Ah — I did read it kind of quickly. I probably biased my reading comprehension by first searching for quotes by critics of Brown’s decision. (But still, it was in the second paragraph. Should have processed it a little better.)
Now my mean and nasty side is brain-storming related legislation…
How about a new law that would prohibit fertility clinics from performing artificial insemination on a woman if employees of the clinic have reason to believe the husband is a closeted homosexual?
Or how about a law that would impose a divorce on any man-woman marriage where one or both of the partners is discovered to be a closeted homosexual? (Bisexuals would get a pass.)
Both laws would probably be ruled unconstitutional on their first day in court. But I’d kind of like to see the protests against them.:-)
I don’t see how either of those laws could possibly be considered “related legislation.”
Related in the sense that they might cause certain conservatives to scream “THOSE LIBRULS ARE FORCIN’ US TO GO BACK TO BEING GAY! … Not that I’m gay, or anything. I’m talking about other people.”
So glad that someone is taking action against crazies inflicting this under the veil of ‘religion’.
This law only stops registered therapists from using this as a “medical” practice. And that is the way it should be. Harmful practices should not be forced on minors by medical professionals. And licensed professionals who do this should be punished as in any malpractice. Religions are still free to do horrible things to minors as long as their parents want it and they do not practice it under the guise of medicine.

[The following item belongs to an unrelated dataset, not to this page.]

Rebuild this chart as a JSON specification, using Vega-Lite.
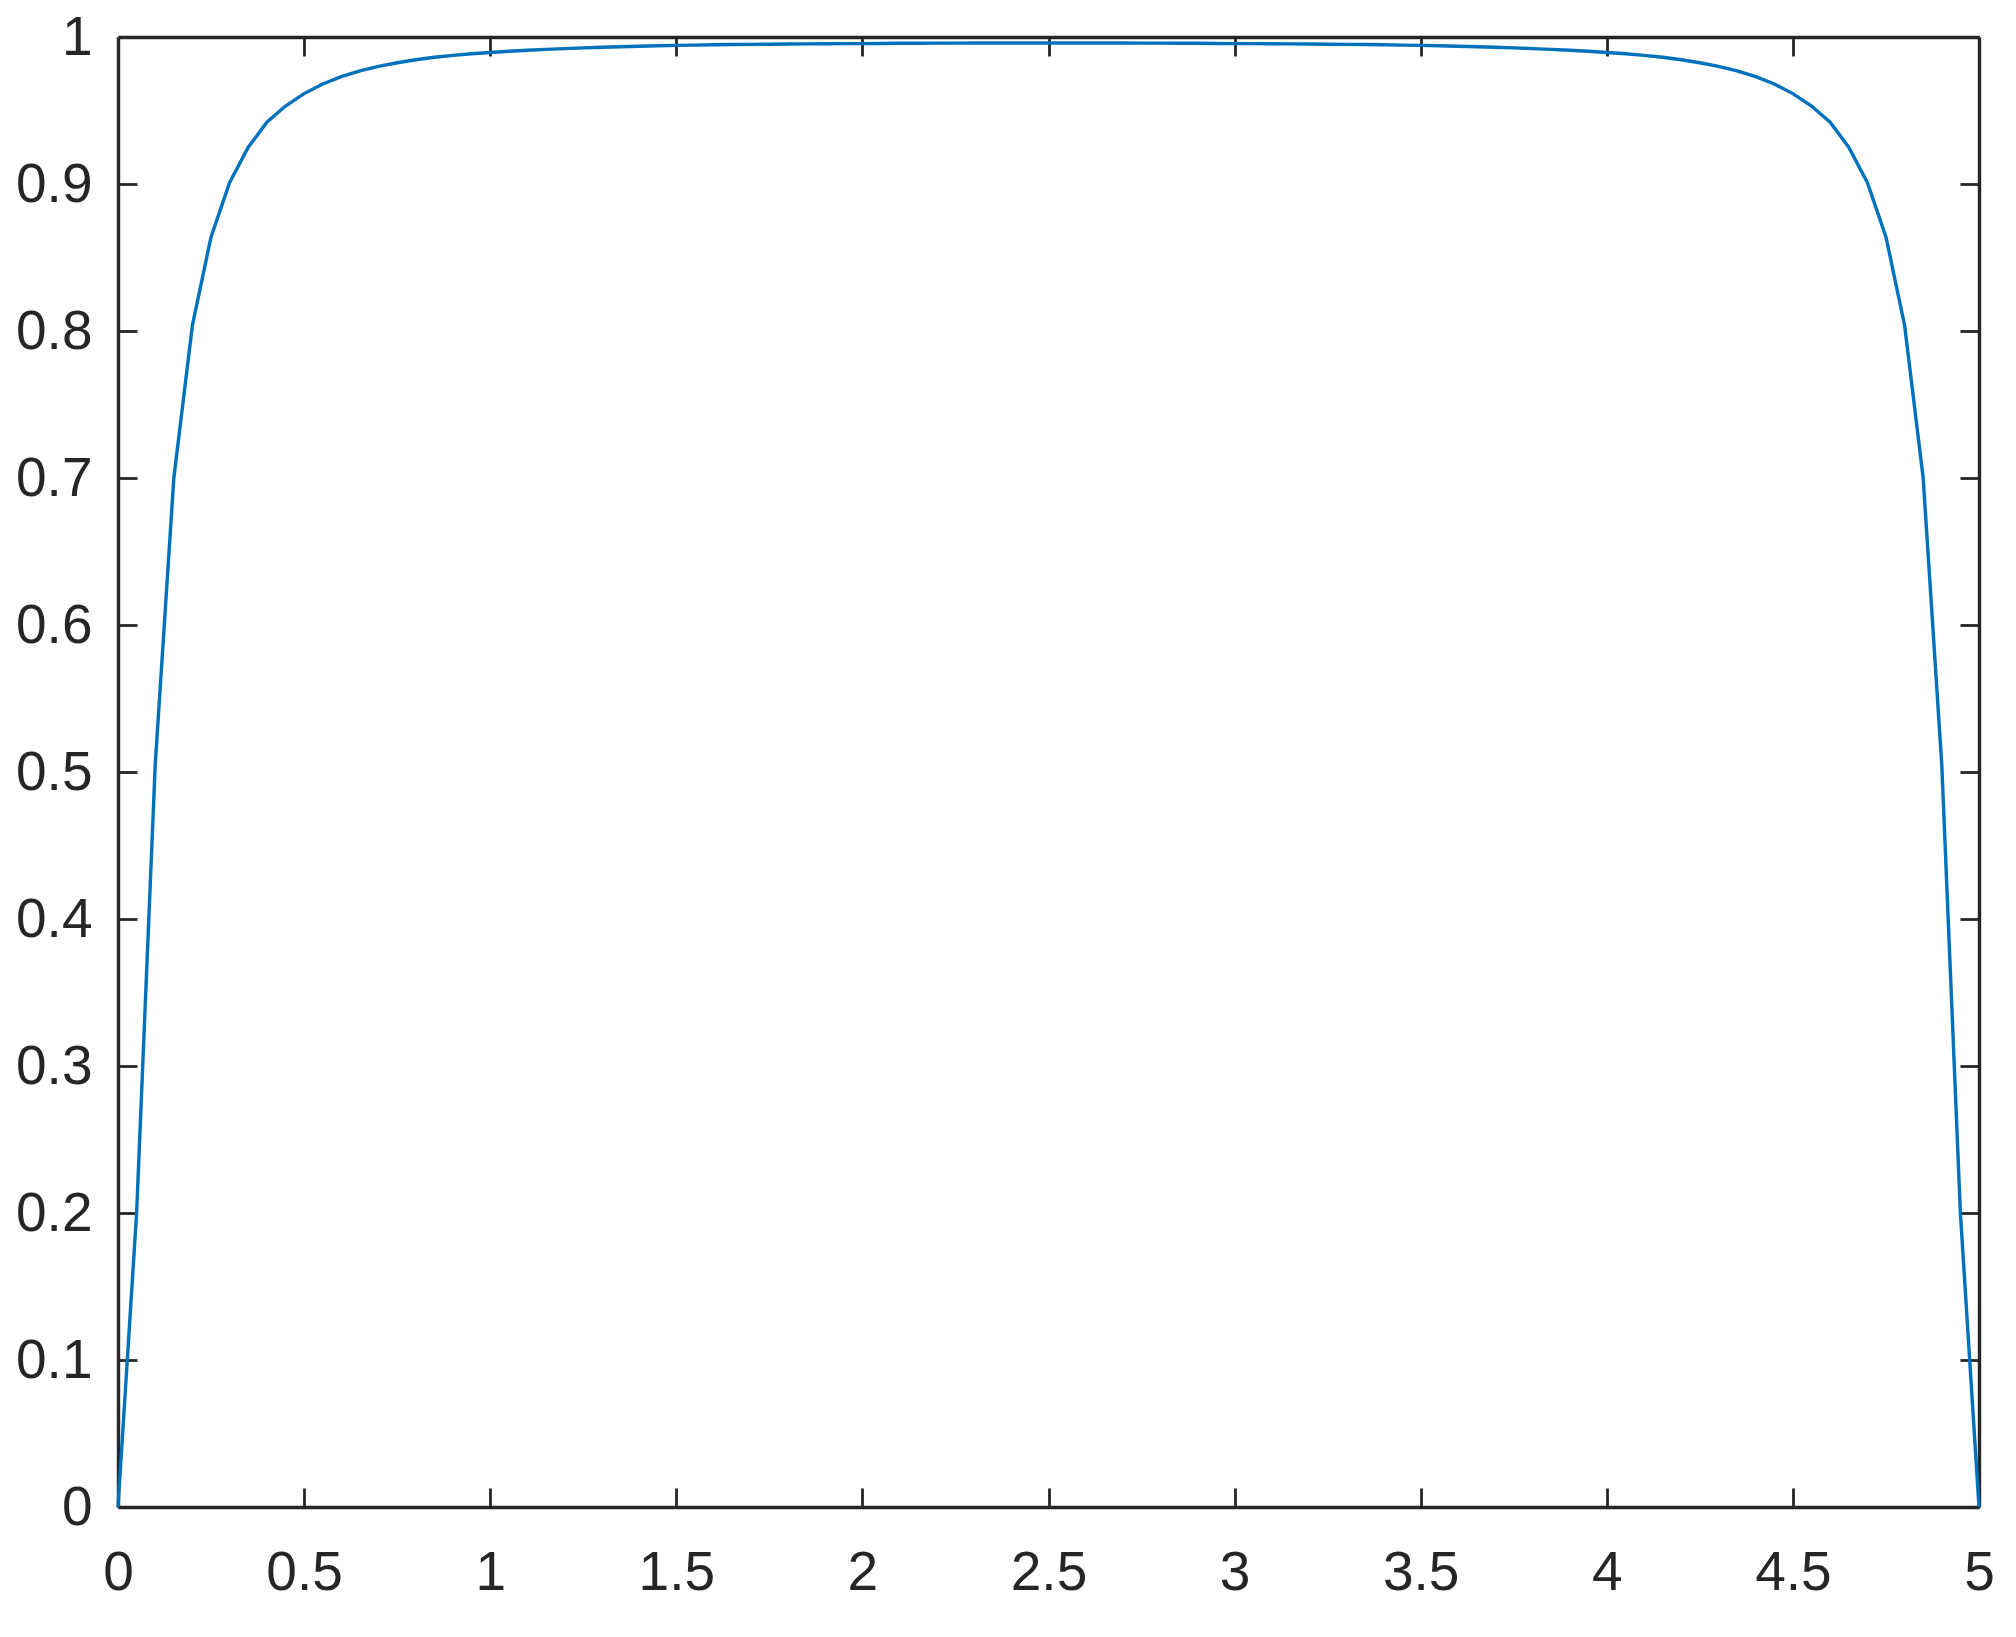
{
  "$schema": "https://vega.github.io/schema/vega-lite/v6.json",
  "autosize": "none",
  "width": 1861,
  "height": 1470,
  "padding": {"left": 118, "top": 37, "right": 37, "bottom": 130},
  "background": "white",
  "config": {
    "view": {"stroke": null},
    "axis": {
      "grid": false,
      "domainColor": "#262626",
      "domainWidth": 3.4,
      "tickColor": "#262626",
      "tickWidth": 2.8,
      "tickSize": -19,
      "labelColor": "#262626",
      "labelFont": "Liberation Sans",
      "labelFontSize": 55,
      "format": "~g",
      "title": null
    }
  },
  "data": {
    "values": [
      {"x": 0.00, "y": 0.0},
      {"x": 0.05, "y": 0.200},
      {"x": 0.10, "y": 0.505},
      {"x": 0.15, "y": 0.700},
      {"x": 0.20, "y": 0.804},
      {"x": 0.25, "y": 0.864},
      {"x": 0.30, "y": 0.901},
      {"x": 0.35, "y": 0.925},
      {"x": 0.40, "y": 0.942},
      {"x": 0.45, "y": 0.953},
      {"x": 0.50, "y": 0.9615},
      {"x": 0.55, "y": 0.968},
      {"x": 0.60, "y": 0.973},
      {"x": 0.65, "y": 0.977},
      {"x": 0.70, "y": 0.980},
      {"x": 0.75, "y": 0.9825},
      {"x": 0.80, "y": 0.9845},
      {"x": 0.85, "y": 0.9862},
      {"x": 0.90, "y": 0.9875},
      {"x": 0.95, "y": 0.9886},
      {"x": 1.00, "y": 0.9895},
      {"x": 1.05, "y": 0.9903},
      {"x": 1.10, "y": 0.9910},
      {"x": 1.15, "y": 0.9916},
      {"x": 1.20, "y": 0.9921},
      {"x": 1.25, "y": 0.9926},
      {"x": 1.30, "y": 0.9930},
      {"x": 1.35, "y": 0.9934},
      {"x": 1.40, "y": 0.9937},
      {"x": 1.45, "y": 0.9940},
      {"x": 1.50, "y": 0.9943},
      {"x": 1.55, "y": 0.9945},
      {"x": 1.60, "y": 0.9947},
      {"x": 1.65, "y": 0.9949},
      {"x": 1.70, "y": 0.9950},
      {"x": 1.75, "y": 0.9951},
      {"x": 1.80, "y": 0.9952},
      {"x": 1.85, "y": 0.9953},
      {"x": 1.90, "y": 0.9954},
      {"x": 1.95, "y": 0.9955},
      {"x": 2.00, "y": 0.9955},
      {"x": 2.05, "y": 0.9956},
      {"x": 2.10, "y": 0.9957},
      {"x": 2.15, "y": 0.9957},
      {"x": 2.20, "y": 0.9958},
      {"x": 2.25, "y": 0.9958},
      {"x": 2.30, "y": 0.9959},
      {"x": 2.35, "y": 0.9959},
      {"x": 2.40, "y": 0.9959},
      {"x": 2.45, "y": 0.9959},
      {"x": 2.50, "y": 0.9959},
      {"x": 2.55, "y": 0.9959},
      {"x": 2.60, "y": 0.9959},
      {"x": 2.65, "y": 0.9959},
      {"x": 2.70, "y": 0.9959},
      {"x": 2.75, "y": 0.9958},
      {"x": 2.80, "y": 0.9958},
      {"x": 2.85, "y": 0.9957},
      {"x": 2.90, "y": 0.9957},
      {"x": 2.95, "y": 0.9956},
      {"x": 3.00, "y": 0.9955},
      {"x": 3.05, "y": 0.9955},
      {"x": 3.10, "y": 0.9954},
      {"x": 3.15, "y": 0.9953},
      {"x": 3.20, "y": 0.9952},
      {"x": 3.25, "y": 0.9951},
      {"x": 3.30, "y": 0.9950},
      {"x": 3.35, "y": 0.9949},
      {"x": 3.40, "y": 0.9947},
      {"x": 3.45, "y": 0.9945},
      {"x": 3.50, "y": 0.9943},
      {"x": 3.55, "y": 0.9940},
      {"x": 3.60, "y": 0.9937},
      {"x": 3.65, "y": 0.9934},
      {"x": 3.70, "y": 0.9930},
      {"x": 3.75, "y": 0.9926},
      {"x": 3.80, "y": 0.9921},
      {"x": 3.85, "y": 0.9916},
      {"x": 3.90, "y": 0.9910},
      {"x": 3.95, "y": 0.9903},
      {"x": 4.00, "y": 0.9895},
      {"x": 4.05, "y": 0.9886},
      {"x": 4.10, "y": 0.9875},
      {"x": 4.15, "y": 0.9862},
      {"x": 4.20, "y": 0.9845},
      {"x": 4.25, "y": 0.9825},
      {"x": 4.30, "y": 0.980},
      {"x": 4.35, "y": 0.977},
      {"x": 4.40, "y": 0.973},
      {"x": 4.45, "y": 0.968},
      {"x": 4.50, "y": 0.9615},
      {"x": 4.55, "y": 0.953},
      {"x": 4.60, "y": 0.942},
      {"x": 4.65, "y": 0.925},
      {"x": 4.70, "y": 0.901},
      {"x": 4.75, "y": 0.864},
      {"x": 4.80, "y": 0.804},
      {"x": 4.85, "y": 0.700},
      {"x": 4.90, "y": 0.505},
      {"x": 4.95, "y": 0.200},
      {"x": 5.00, "y": 0.0}
    ]
  },
  "layer": [
    {
      "mark": {"type": "line", "color": "#0072BD", "strokeWidth": 3.4, "clip": false},
      "encoding": {
        "x": {
          "field": "x", "type": "quantitative",
          "scale": {"domain": [0, 5], "nice": false, "zero": false},
          "axis": {"orient": "bottom", "values": [0, 0.5, 1, 1.5, 2, 2.5, 3, 3.5, 4, 4.5, 5], "labelPadding": 58, "labelBaseline": "top", "labelFlush": false, "labelOverlap": false}
        },
        "y": {
          "field": "y", "type": "quantitative",
          "scale": {"domain": [0, 1], "nice": false, "zero": false},
          "axis": {"orient": "left", "values": [0, 0.1, 0.2, 0.3, 0.4, 0.5, 0.6, 0.7, 0.8, 0.9, 1], "labelPadding": 45, "labelBaseline": "middle", "labelFlush": false, "labelOverlap": false}
        }
      }
    },
    {
      "mark": {"type": "line", "opacity": 0},
      "encoding": {
        "x": {
          "field": "x", "type": "quantitative",
          "axis": {"orient": "top", "values": [0, 0.5, 1, 1.5, 2, 2.5, 3, 3.5, 4, 4.5, 5], "labels": false}
        },
        "y": {
          "field": "y", "type": "quantitative",
          "axis": {"orient": "right", "values": [0, 0.1, 0.2, 0.3, 0.4, 0.5, 0.6, 0.7, 0.8, 0.9, 1], "labels": false}
        }
      }
    }
  ],
  "resolve": {"axis": {"x": "independent", "y": "independent"}}
}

In short: Religion, still just as sucky as ever.
However now they can’t try and pretty it up by saying that an eminent psychiatrist is part of the program
Now they’ll never come for your uncool niece. Good one, Brown.

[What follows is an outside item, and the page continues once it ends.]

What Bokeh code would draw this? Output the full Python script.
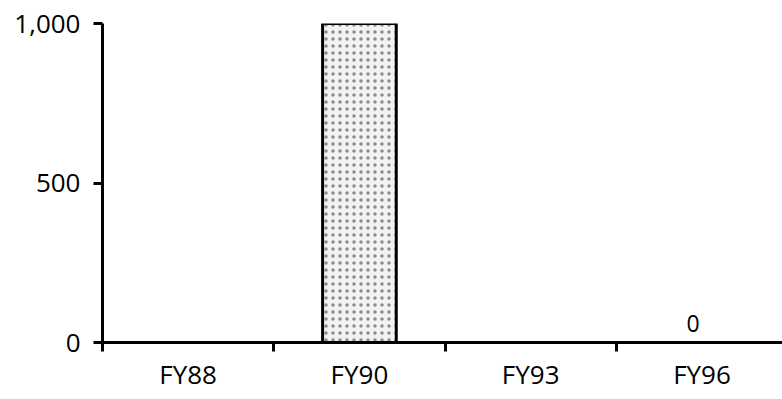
from bokeh.plotting import figure
from bokeh.models import Range1d, FixedTicker, ColumnDataSource, LinearAxis
from bokeh.core.properties import value
from bokeh.embed import file_html
from bokeh.resources import INLINE

categories = ["FY88", "FY90", "FY93", "FY96"]
values = [None, 1000, None, 0]
bar_labels = ["", "", "", "0"]
y_ticks = [0, 500, 1000]
y_tick_labels = ["0", "500", "1,000"]

FONT = "Open Sans"

p = figure(width=782, height=395, output_backend="svg", toolbar_location=None,
           x_range=Range1d(0, 3.97), y_range=Range1d(0, 1000),
           x_axis_type=None, y_axis_type=None,
           min_border_left=102, min_border_right=0, min_border_top=23, min_border_bottom=53)
p.outline_line_color = None
p.background_fill_color = "white"
p.border_fill_color = "white"

idx = list(range(len(categories)))
bx = [i + 0.5 for i, v in zip(idx, values) if v is not None and v > 0]
bt = [v for v in values if v is not None and v > 0]
src = ColumnDataSource(dict(x=bx, top=bt))
p.vbar(x="x", top="top", bottom=0, width=0.43, source=src,
       fill_color="#f2f2f2", line_color="black", line_width=3,
       hatch_pattern="dot", hatch_color="#8a8a8a", hatch_scale=7, hatch_weight=2)

lx = [i + 0.5 for i, l in zip(idx, bar_labels) if l]
ly = [values[i] for i, l in zip(idx, bar_labels) if l]
lt = [l for l in bar_labels if l]
p.text(x=lx, y=ly, text=lt, text_font=value(FONT), text_font_size="23px",
       text_align="center", text_baseline="alphabetic", x_offset=-9, y_offset=-19,
       text_color="black")

# x axis
xa = LinearAxis(ticker=FixedTicker(ticks=[i + 0.5 for i in idx], minor_ticks=idx))
xa.major_label_overrides = {i + 0.5: c for i, c in zip(idx, categories)}
xa.major_tick_out = 0
xa.major_tick_in = 0
xa.minor_tick_out = 9
xa.minor_tick_in = 0
xa.minor_tick_line_color = "black"
xa.minor_tick_line_width = 3
xa.axis_line_color = "black"
xa.axis_line_width = 3
xa.major_label_text_font = FONT
xa.major_label_text_font_size = "26px"
xa.major_label_text_color = "black"
xa.major_label_standoff = 4
p.add_layout(xa, "below")

# y axis
ya = LinearAxis(ticker=FixedTicker(ticks=y_ticks, minor_ticks=[]))
ya.major_label_overrides = {t: l for t, l in zip(y_ticks, y_tick_labels)}
ya.major_tick_out = 9
ya.major_tick_in = 0
ya.major_tick_line_width = 3
ya.major_tick_line_color = "black"
ya.axis_line_color = "black"
ya.axis_line_width = 3
ya.major_label_text_font = FONT
ya.major_label_text_font_size = "26px"
ya.major_label_text_color = "black"
ya.major_label_standoff = 13
p.add_layout(ya, "left")

p.ygrid.ticker = FixedTicker(ticks=y_ticks)
p.ygrid.grid_line_color = "black"
p.ygrid.grid_line_width = 3
p.xgrid.grid_line_color = None

open("out.html", "w").write(file_html(p, INLINE))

Somewhere, in my mind and yours at least, Mr Alan Turing is smiling today.
I hope they don’t also ban so-called cures for homeopathy. Or for anything else beginning with hom.

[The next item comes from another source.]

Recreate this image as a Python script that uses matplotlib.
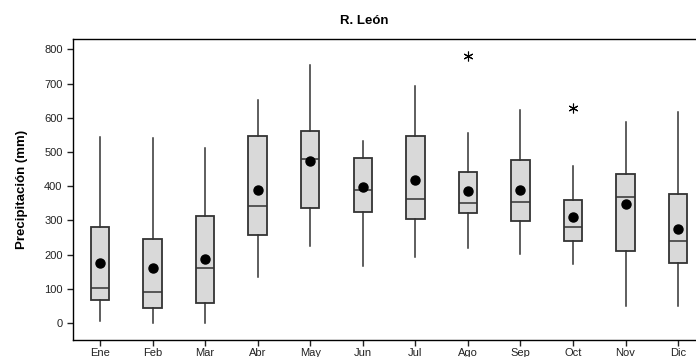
import matplotlib
matplotlib.use('Agg')
import matplotlib.pyplot as plt

plt.rcParams['font.family'] = ['Liberation Sans', 'DejaVu Sans']

meses = ['Ene', 'Feb', 'Mar', 'Abr', 'May', 'Jun', 'Jul', 'Ago', 'Sep', 'Oct', 'Nov', 'Dic']
minimo = [7, 0, 0, 134, 225, 166, 194, 220, 203, 173, 51, 49]
q1 = [66, 44, 58, 256, 337, 325, 305, 321, 297, 240, 211, 176]
mediana = [101, 90, 160, 343, 480, 389, 363, 350, 353, 280, 369, 240]
q3 = [280, 245, 314, 548, 561, 484, 548, 443, 478, 360, 436, 378]
maximo = [545, 541, 512, 651, 754, 531, 693, 557, 622, 458, 587, 618]
media = [175, 160, 188, 389, 473, 397, 419, 387, 390, 309, 347, 275]
atipicos = [[], [], [], [], [], [], [], [782], [], [628], [], []]

# armar las estadisticas para bxp
stats = []
for i in range(len(meses)):
    stats.append({'label': meses[i], 'whislo': minimo[i], 'q1': q1[i], 'med': mediana[i],
                  'q3': q3[i], 'whishi': maximo[i], 'mean': media[i], 'fliers': atipicos[i]})

fig = plt.figure(figsize=(6.96, 3.57), dpi=100)
ax = fig.add_axes([73 / 696, 17 / 357, 640 / 696, 301 / 357])

pos = list(range(1, len(meses) + 1))
ax.bxp(stats, positions=pos, widths=0.35, patch_artist=True, showmeans=True, showcaps=False,
       boxprops=dict(facecolor='#d9d9d9', edgecolor='#333333', linewidth=1.3),
       medianprops=dict(color='#333333', linewidth=1.1),
       whiskerprops=dict(color='#333333', linewidth=1.1),
       meanprops=dict(marker='o', markerfacecolor='black', markeredgecolor='black', markersize=6.5),
       flierprops=dict(marker=(6, 2, 0), markeredgecolor='black', markersize=7, markeredgewidth=0.8))

ax.set_xlim(0.486, 0.486 + 640 / 52.55)
ax.set_ylim(-49.7, 830.7)
ax.set_yticks(range(0, 801, 100))
ax.set_xticks(pos)
ax.set_xticklabels(meses)
ax.tick_params(axis='both', direction='out', length=4, width=1, labelsize=8, colors='#222222')
ax.tick_params(axis='x', pad=2)
ax.spines['right'].set_visible(False)
for s in ['left', 'bottom', 'top']:
    ax.spines[s].set_linewidth(1.0)
ax.set_ylabel('Precipitación (mm)', fontsize=9.5, fontweight='bold')
ax.yaxis.set_label_coords(-45 / 640, 0.5)
fig.text(364 / 696, 1 - 21 / 357, 'R. León', ha='center', va='center', fontsize=9.5, fontweight='bold')

fig.savefig('out.png', dpi=100)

I was cured of homeopathy by using just the tiniest bit of it!
If they ban it, without banning its its cure, it will become more powerful than we can possibly imagine.
I want this to hold up in court but I’m worried it won’t. Let’s put the religious and psychological abuse aside for a second. Technically, there’s a lot of unproven quackery out there that may or not be harmful. Homeopathy in nearly all forms comes to mind. Home birth is another very controversial health practice with fuzzy data to support it. Heck, the research on transgendered children and teens is scant, and a few of the most cited studies turned out to be bunk. I would hate for such kids not to ger treatment, though. I will have to read the law more carefully since the article wasn’t very clear. If California is specifying that this reparative therapy woo is NOT supported by established medicine and therapists may not present themselves as such, thunderbirds go. I also support banning minors from participating, as there are many treatments, medical or woo, for which children do not qualify. If they are banning it based on it being woo alone, then a lot of other things qualify for banning as well. As a result, this would be thrown out of court. I hope the law is written in an airtight way that makes it repeal-proof.
I want this to hold up in court but I’m worried it won’t. Let’s put the religious and psychological abuse aside for a second.
The abuse aspect is exactly what makes this different from other forms of quackery. It’s not just that research doesn’t support this kind of “therapy,” it’s that research indicates that it is a dangerous and psychologically damaging practice to force on children.